Sorry that I remembered Timethee said grub2-mkconfig
does not work well with composefs
, see 2308594 – dynamic grub2-mkconfig incompatible with composefs
In this case, could you help confirm the good entries are under /boot/loader/entries/*.conf
and the dead entries are in
### BEGIN /etc/grub.d/15_ostree ###
### END /etc/grub.d/15_ostree ###
If yes, I think can remove the dead entries safely as you already have the latest good entries which are saved in /boot/loader/entries/
.
Using Colin’s patch from 2308594 grub2-mkconfig
generates a grub.cfg
without an 15_ostree block and their dead entries. There are some additional comments and a fallback generated for an empty kernelopts.

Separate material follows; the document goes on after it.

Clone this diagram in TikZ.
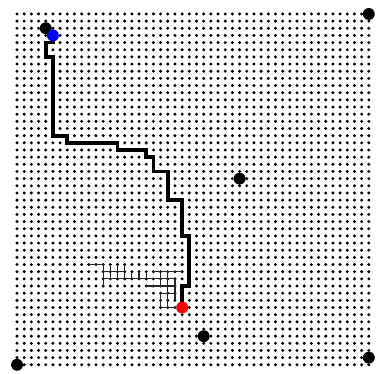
\documentclass[tikz,border=0pt]{standalone}
\usetikzlibrary{calc}

\begin{document}
\begin{tikzpicture}[x=0.1436cm,y=0.1432cm,
  every node/.style={circle,inner sep=0pt,minimum size=6.8pt},
  landmark/.style={fill=black},
  goaldot/.style={fill=blue},
  startdot/.style={fill=red},
  route/.style={line width=2.1pt,line join=miter},
  branch/.style={line width=0.65pt,black!85}]
  \useasboundingbox (-2.37,-1.28) rectangle (50.42,50.95);
  % lattice
  \foreach \i in {0,...,49}
    \foreach \j in {0,...,49}
      \fill (\i,\j) circle[radius=0.95pt];
  \coordinate (goal) at (5,46);
  \coordinate (start) at (23,8);
  % search tree
  \draw[branch] (10,14) -- (12,14) -- (12,11);
  \foreach \i in {13,14,15}
    \draw[branch] (\i,14) -- (\i,12);
  \draw[branch] (12,13) -- (15,13);
  \draw[branch] (12,12) -- (22,12);
  \foreach \i in {16,17,18}
    \draw[branch] (\i,13) -- (\i,12);
  \draw[branch] (19,13) -- (23,13);
  \draw[branch] (20,13) -- (20,11);
  \draw[branch] (21,13) -- (21,8);
  \draw[branch] (18,11) -- (22,11);
  \draw[branch] (22,12) -- (22,9);
  \draw[branch] (20,10) -- (22,10);
  \draw[branch] (20,10) -- (20,8) -- (start);
  % path found
  \draw[route] (goal) -- (5,45) -- (4,45) -- (4,43) -- (5,43) -- (5,32)
    -- (7,32) -- (7,31) -- (14,31) -- (14,30) -- (18,30) -- (18,29)
    -- (19,29) -- (19,27) -- (21,27) -- (21,23) -- (23,23) -- (23,18)
    -- (24,18) -- (24,11) -- (23,11) -- (start);
  % landmarks
  \node[landmark] (l1) at (0,0) {};
  \node[landmark] (l2) at (49,49) {};
  \node[landmark] (l3) at (4,47) {};
  \node[landmark] (l4) at (31,26) {};
  \node[landmark] (l5) at (26,4) {};
  \node[landmark] (l6) at (49,1) {};
  \node[goaldot] (g) at (goal) {};
  \node[startdot] (s) at (start) {};
\end{tikzpicture}
\end{document}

No other diffs, the generated grub.cfg looks good and functional.
@siosm I’ll not do a manual migration and leave this system as an eventual tester for Static GRUB config migration does not handle GRUB configs stored in ESP · Issue #857 · coreos/bootupd · GitHub
Yes, this is likely the source of your issue here.
You can safely delete the stale entries from your grub config between:
### BEGIN /etc/grub.d/15_ostree ###
### END /etc/grub.d/15_ostree ###
This will be fixed once we do Static GRUB config migration does not handle GRUB configs stored in ESP · Issue #857 · coreos/bootupd · GitHub.
Your system should be migrated already since SB42 updates fail on system with 512MB /boot, 128MB /boot/efi - #8 by mershl.
I should be able to reproduce this now that we know what triggered it (disabled BLSCFG in grub default config file).